The Sunday brought a full day of individual kumite, starting with UCL’s large novice squad. Eneko Pascual, Rathan Prabhaharan, Ahmed Muse, Mickey Lee and yours truly all suffered defeat in the first round of the event, despite spirited performances from all; Lee recovered to compete in the repechage, yet failed to progress to a medal position, and I was disqualified for continuous excessive force penalties with 20 seconds remaining in my bout, despite leading 1-0 on points. Perieres’ title defence started well, as she won 3-0 in the first round with a trademark kick to the head, but suffered a surprising 0-4 defeat in her second fight.

UCL’s novices were plagued by a lack of competitive experience, with three of the team making their kumite debuts on the Sunday; the techniques and combinations that they had practised in training didn’t translate to the BUCS tatami, a reflection of their lack of practice at this level, as opposed to a lack of skill. For instance, my force penalties could have been avoided had I focused my punches to the body of my opponent, but instead became too excited in the midst of the round, and swung wildly for dramatic blows to the head, leading to the penalties.

The team’s senior fighters fared better; Compton and Chung were both eliminated in the first round, but in tense, tight affairs. Chung lost 0-2 in a tentative, slow fight, in which both competitors were twice penalised for time wasting, where punches and kicks were launched infrequently; it was only by landing his hits a fraction of a second slower than his opponent that UCL’s vice president suffered defeat. Compton’s round was even more dramatic; falling behind 0-1 early on, he rallied to score a beautiful kick to the head to take a 3-1 lead with ninety seconds to go. Yet his year-long absence from competition was evident as he slowed down in the second half of the fight, failing to consistently protect himself and allowing his opponent to score three single-point punches, and grind out a narrow 4-3 win. Both of UCL’s senior men were evenly matched with their opponents, and the two defeats are a reflection of minor differences in speed and athleticism.
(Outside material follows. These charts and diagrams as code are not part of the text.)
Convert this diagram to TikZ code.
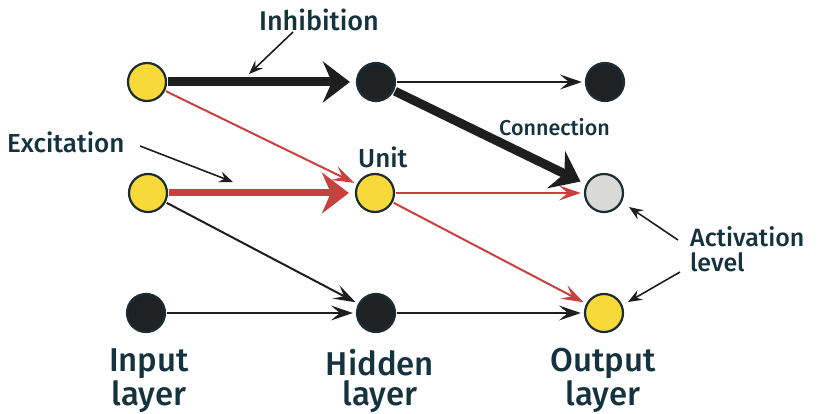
\documentclass[tikz,border=0pt]{standalone}
\usepackage{fontspec}
\setmainfont{Fira Sans}[UprightFont=* Medium]
\usetikzlibrary{arrows.meta}

\definecolor{ink}{HTML}{15323F}
\definecolor{unitline}{HTML}{1B2C33}
\definecolor{unitdark}{HTML}{1E2225}
\definecolor{unityellow}{HTML}{F8D93A}
\definecolor{unitgray}{HTML}{D9D9D5}
\definecolor{linkred}{HTML}{C9403F}
\definecolor{linkblack}{HTML}{1E1E1E}

\tikzset{
  unit/.style={circle, draw=unitline, line width=2.2pt, minimum size=38pt, inner sep=0pt},
  on/.style={unit, fill=unityellow},
  off/.style={unit, fill=unitdark},
  mid/.style={unit, fill=unitgray},
  thinlink/.style={line width=2pt, shorten >=3pt, shorten <=1pt,
    -{Stealth[length=22pt, width=15pt, inset=9pt]}},
  thicklink/.style={line width=9pt, shorten >=6pt, shorten <=1pt,
    -{Stealth[length=27pt, width=41pt, inset=9pt]}},
  pointer/.style={line width=1.6pt, -{Stealth[length=14pt, width=11pt, inset=5pt]}},
  label/.style={text=ink, inner sep=0pt, font=\fontsize{26pt}{30pt}\selectfont},
  small/.style={text=ink, inner sep=0pt, font=\fontsize{21.5pt}{25pt}\selectfont},
  layer/.style={text=ink, inner sep=0pt, align=center, font=\fontsize{33pt}{30pt}\selectfont},
}

\begin{document}
\begin{tikzpicture}[x=1pt, y=-1pt]
  \useasboundingbox (0,0) rectangle (825,414);

  % units: input, hidden and output layer
  \node[on]  (i1) at (147,82)  {};
  \node[on]  (i2) at (148,193) {};
  \node[off] (i3) at (146,313) {};
  \node[off] (h1) at (376,82)  {};
  \node[on]  (h2) at (375,193) {};
  \node[off] (h3) at (376,313) {};
  \node[off] (o1) at (605,82)  {};
  \node[mid] (o2) at (604,193) {};
  \node[on]  (o3) at (604,313) {};

  % connections
  \draw[thicklink, linkblack] (i1) -- (h1);
  \draw[thinlink, linkred] (i1) -- (h2);
  \draw[thicklink, linkred, line width=7pt] (i2) -- (h2);
  \draw[thinlink, linkblack] (i2) -- (h3);
  \draw[thinlink, linkblack] (i3) -- (h3);
  \draw[thinlink, linkblack] (h1) -- (o1);
  \draw[thicklink, linkblack] (h1) -- (o2);
  \draw[thinlink, linkred] (h2) -- (o2);
  \draw[thinlink, linkred] (h2) -- (o3);
  \draw[thinlink, linkblack] (h3) -- (o3);

  % labels
  \node[label, font=\fontsize{27pt}{30pt}\selectfont] (inh) at (319,20) {Inhibition};
  \node[label, anchor=west] (exc) at (7,142) {Excitation};
  \node[label, anchor=west] (unt) at (358,157) {Unit};
  \node[small, anchor=west] (con) at (499,127) {Connection};
  \node[label, anchor=base west, align=left, font=\fontsize{25pt}{25pt}\selectfont]
    (act) at (690,272) {Activation\\level};

  \node[layer, anchor=base] (lin) at (149,405) {Input\\layer};
  \node[layer, anchor=base] (lhid) at (380,405) {Hidden\\layer};
  \node[layer, anchor=base] (lout) at (603,405) {Output\\layer};

  % pointers from the labels
  \coordinate (inhS) at (293,32);
  \coordinate (inhT) at (249,74);
  \coordinate (excS) at (140,146);
  \coordinate (excT) at (233,182);
  \coordinate (actS1) at (678,240);
  \coordinate (actT1) at (629,207);
  \coordinate (actS2) at (680,272);
  \coordinate (actT2) at (628,302);
  \draw[pointer, linkblack] (inhS) -- (inhT);
  \draw[pointer, linkblack] (excS) -- (excT);
  \draw[pointer, linkblack] (actS1) -- (actT1);
  \draw[pointer, linkblack] (actS2) -- (actT2);
\end{tikzpicture}
\end{document}
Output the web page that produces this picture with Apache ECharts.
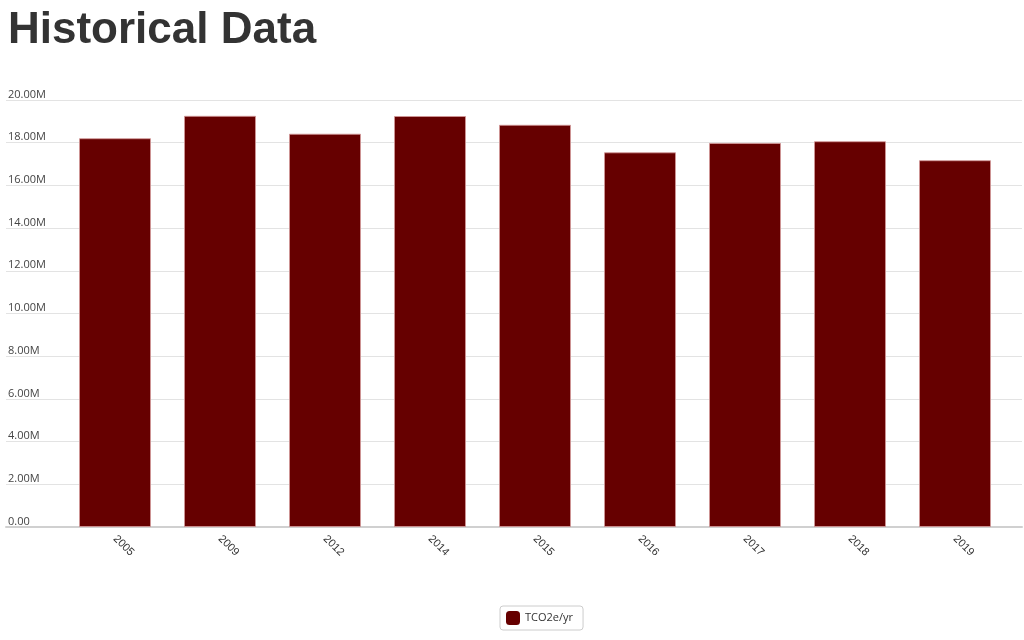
<!DOCTYPE html>
<html>
<head>
<meta charset="utf-8">
<script src="https://cdn.jsdelivr.net/npm/echarts@6/dist/echarts.min.js"></script>
<style>
html,body{margin:0;padding:0;background:#fff;}
#title{position:absolute;left:8px;top:0px;font-family:"Liberation Sans",Arial,sans-serif;font-weight:bold;font-size:44px;color:#333;line-height:56px;margin:0;}
#chart{position:absolute;left:0;top:0;width:1024px;height:640px;}
</style>
</head>
<body>
<div id="chart"></div>
<h1 id="title">Historical Data</h1>
<script>
const categories = ['2005','2009','2012','2014','2015','2016','2017','2018','2019'];
const seriesName = 'TCO2e/yr';
const values = [18210000, 19260000, 18420000, 19250000, 18840000, 17550000, 17990000, 18070000, 17180000];
const yTicks = [0, 2000000, 4000000, 6000000, 8000000, 10000000, 12000000, 14000000, 16000000, 18000000, 20000000];

const chart = echarts.init(document.getElementById('chart'));
function fmt(v){ return v === 0 ? '0.00' : (v/1e6).toFixed(2) + 'M'; }
chart.setOption({
  animation: false,
  grid: [
    {left: 6, right: 2, top: 100, bottom: 113},
    {left: 62.5, right: 16.5, top: 100, bottom: 113}
  ],
  xAxis: [
    {gridIndex: 0, type: 'value', min: 0, max: 1, show: true,
     axisLine: {show: true, lineStyle: {color: '#d0d0d0', width: 2}},
     axisTick: {show: false}, axisLabel: {show: false}, splitLine: {show: false}},
    {gridIndex: 1, type: 'category', data: categories,
     axisLine: {show: false}, axisTick: {show: false},
     axisLabel: {rotate: -45, fontSize: 11, color: '#333', fontFamily: 'Liberation Sans, Arial, sans-serif', margin: 10}}
  ],
  yAxis: [
    {gridIndex: 0, type: 'value', min: yTicks[0], max: yTicks[yTicks.length-1], interval: yTicks[1]-yTicks[0],
     axisLine: {show: false}, axisTick: {show: false},
     splitLine: {show: true, lineStyle: {color: '#e3e3e3', width: 1}},
     axisLabel: {inside: true, margin: 2, verticalAlign: 'bottom', padding: [0,0,0,0], fontSize: 11, color: '#444',
                 fontFamily: 'Open Sans, sans-serif', formatter: fmt, showMinLabel: true, showMaxLabel: true}},
    {gridIndex: 1, type: 'value', min: yTicks[0], max: yTicks[yTicks.length-1], show: false, splitLine: {show: false}}
  ],
  legend: {
    data: [seriesName], bottom: 10, left: 500,
    icon: 'roundRect', itemWidth: 14, itemHeight: 14, itemGap: 8,
    padding: [5, 10, 5, 6], borderColor: '#ccc', borderWidth: 1, borderRadius: 3,
    itemStyle: {borderWidth: 0},
    textStyle: {fontSize: 11, color: '#333', fontFamily: 'Open Sans, sans-serif'}
  },
  series: [{
    name: seriesName, type: 'bar', xAxisIndex: 1, yAxisIndex: 1,
    data: values, barWidth: 72,
    itemStyle: {color: '#660000', borderColor: 'rgba(210,150,150,0.85)', borderWidth: 1}
  }]
});
</script>
</body>
</html>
James-Bott, meanwhile, stormed to the final of the female senior heavyweight kumite, dispatching her three prior opponents with only two points conceded, and a stunning 10-0 victory in the first round that she finished off with an excellent kick to the head. She overwhelmed her opponents through a series of simple, yet perfectly-executed techniques and combinations, picking up points for body blows throughout each of her fights, to grind her opponents down. As each round progressed, and her advantage continued to grow, her opponents were forced to try increasingly desperate kicks and combinations, leaving themselves vulnerable to well-timed counter-punches.

Her semi-final fight was a heated affair, in which her opponent consistently delivered late blows to the UCL captain, including a particularly delayed kick to the head after the referee had stopped the fight to award James-Bott a point. Her opponent also pulled her to the ground several times and was not penalised, frustrating the assembled UCL support. Despite winning 6-2, James-Bott suffered an injured jaw, and spent the hours before her final that evening with an ice pack held to her face.

In the final, under the dimmed lights and spotlights of Ponds Forge, James-Bott lost 0-2 to an athlete from King’s College, again to the chagrin of the UCL supporters. The King’s fighter scored the first point of the round, meaning James-Bott trailed for the first time in the competition, and she was somewhat rattled, unable to grind down her opponent from a winning position as she had done all weekend. However, James-Bott kept the fight close, pressuring her opponent, and ultimately losing by one of the narrowest margins.

The result left UCL’s captain with her third kumite medal in three years, and her second consecutive silver; with a postgraduate place at Oxford beckoning, she finished her UCL karate career on a high and, along with Padda in the kata category, will compete in the European games this summer in Portugal.